--- START DATA ---

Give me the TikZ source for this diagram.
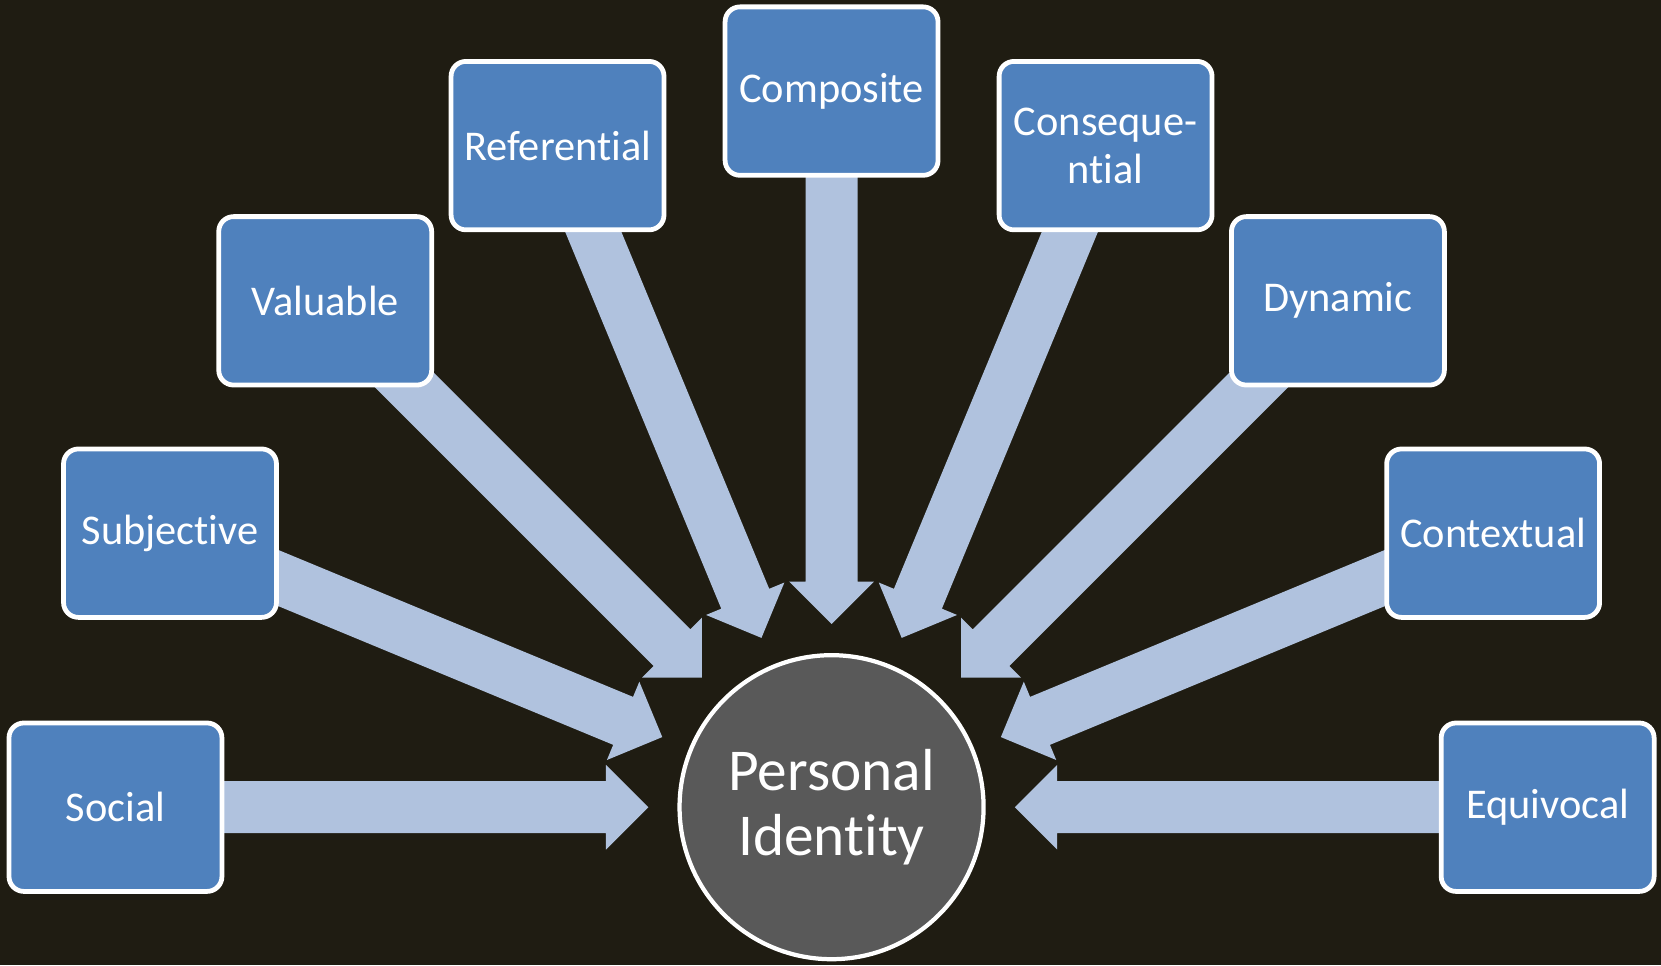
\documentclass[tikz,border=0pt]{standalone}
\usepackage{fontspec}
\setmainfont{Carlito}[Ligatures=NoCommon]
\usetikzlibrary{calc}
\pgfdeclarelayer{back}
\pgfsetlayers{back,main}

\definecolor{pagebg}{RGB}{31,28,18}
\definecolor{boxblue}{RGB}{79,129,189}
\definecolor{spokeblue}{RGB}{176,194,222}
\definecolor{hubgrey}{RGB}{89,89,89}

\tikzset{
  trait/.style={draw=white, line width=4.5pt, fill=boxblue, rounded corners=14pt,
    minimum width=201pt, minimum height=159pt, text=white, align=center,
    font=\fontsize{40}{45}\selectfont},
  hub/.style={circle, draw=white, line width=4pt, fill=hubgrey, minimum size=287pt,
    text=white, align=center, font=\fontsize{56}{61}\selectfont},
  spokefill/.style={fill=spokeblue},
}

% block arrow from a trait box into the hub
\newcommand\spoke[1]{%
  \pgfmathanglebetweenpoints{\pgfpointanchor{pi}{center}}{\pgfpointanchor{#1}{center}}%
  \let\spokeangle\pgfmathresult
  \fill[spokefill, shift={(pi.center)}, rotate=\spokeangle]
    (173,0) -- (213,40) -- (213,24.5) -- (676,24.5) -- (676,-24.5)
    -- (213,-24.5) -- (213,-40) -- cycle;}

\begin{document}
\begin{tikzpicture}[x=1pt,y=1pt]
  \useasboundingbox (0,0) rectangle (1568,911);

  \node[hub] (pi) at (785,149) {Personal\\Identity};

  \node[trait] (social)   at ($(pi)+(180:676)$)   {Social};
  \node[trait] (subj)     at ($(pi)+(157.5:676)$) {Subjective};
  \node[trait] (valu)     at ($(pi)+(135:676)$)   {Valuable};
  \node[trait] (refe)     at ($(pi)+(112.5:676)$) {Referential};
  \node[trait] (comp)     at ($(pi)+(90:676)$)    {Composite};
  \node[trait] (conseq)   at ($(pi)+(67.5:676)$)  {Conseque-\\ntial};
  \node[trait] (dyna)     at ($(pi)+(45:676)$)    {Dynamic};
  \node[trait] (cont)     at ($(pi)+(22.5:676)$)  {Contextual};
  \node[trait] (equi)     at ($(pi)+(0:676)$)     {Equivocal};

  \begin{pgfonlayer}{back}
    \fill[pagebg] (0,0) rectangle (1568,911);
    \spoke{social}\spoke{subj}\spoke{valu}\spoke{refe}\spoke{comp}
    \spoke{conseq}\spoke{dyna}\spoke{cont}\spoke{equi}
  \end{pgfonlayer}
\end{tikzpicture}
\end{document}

--- END DATA ---

-- TASK INSTRUCTIONS --
Starting with the first line of the data above and ending with the line containing "-- (213,-24.5) -- (213,-40)", please restate every line exactly, leaving images out.

-- FINISHED EXERCISE --
Give me the TikZ source for this diagram.
\documentclass[tikz,border=0pt]{standalone}
\usepackage{fontspec}
\setmainfont{Carlito}[Ligatures=NoCommon]
\usetikzlibrary{calc}
\pgfdeclarelayer{back}
\pgfsetlayers{back,main}

\definecolor{pagebg}{RGB}{31,28,18}
\definecolor{boxblue}{RGB}{79,129,189}
\definecolor{spokeblue}{RGB}{176,194,222}
\definecolor{hubgrey}{RGB}{89,89,89}

\tikzset{
  trait/.style={draw=white, line width=4.5pt, fill=boxblue, rounded corners=14pt,
    minimum width=201pt, minimum height=159pt, text=white, align=center,
    font=\fontsize{40}{45}\selectfont},
  hub/.style={circle, draw=white, line width=4pt, fill=hubgrey, minimum size=287pt,
    text=white, align=center, font=\fontsize{56}{61}\selectfont},
  spokefill/.style={fill=spokeblue},
}

% block arrow from a trait box into the hub
\newcommand\spoke[1]{%
  \pgfmathanglebetweenpoints{\pgfpointanchor{pi}{center}}{\pgfpointanchor{#1}{center}}%
  \let\spokeangle\pgfmathresult
  \fill[spokefill, shift={(pi.center)}, rotate=\spokeangle]
    (173,0) -- (213,40) -- (213,24.5) -- (676,24.5) -- (676,-24.5)
    -- (213,-24.5) -- (213,-40) -- cycle;}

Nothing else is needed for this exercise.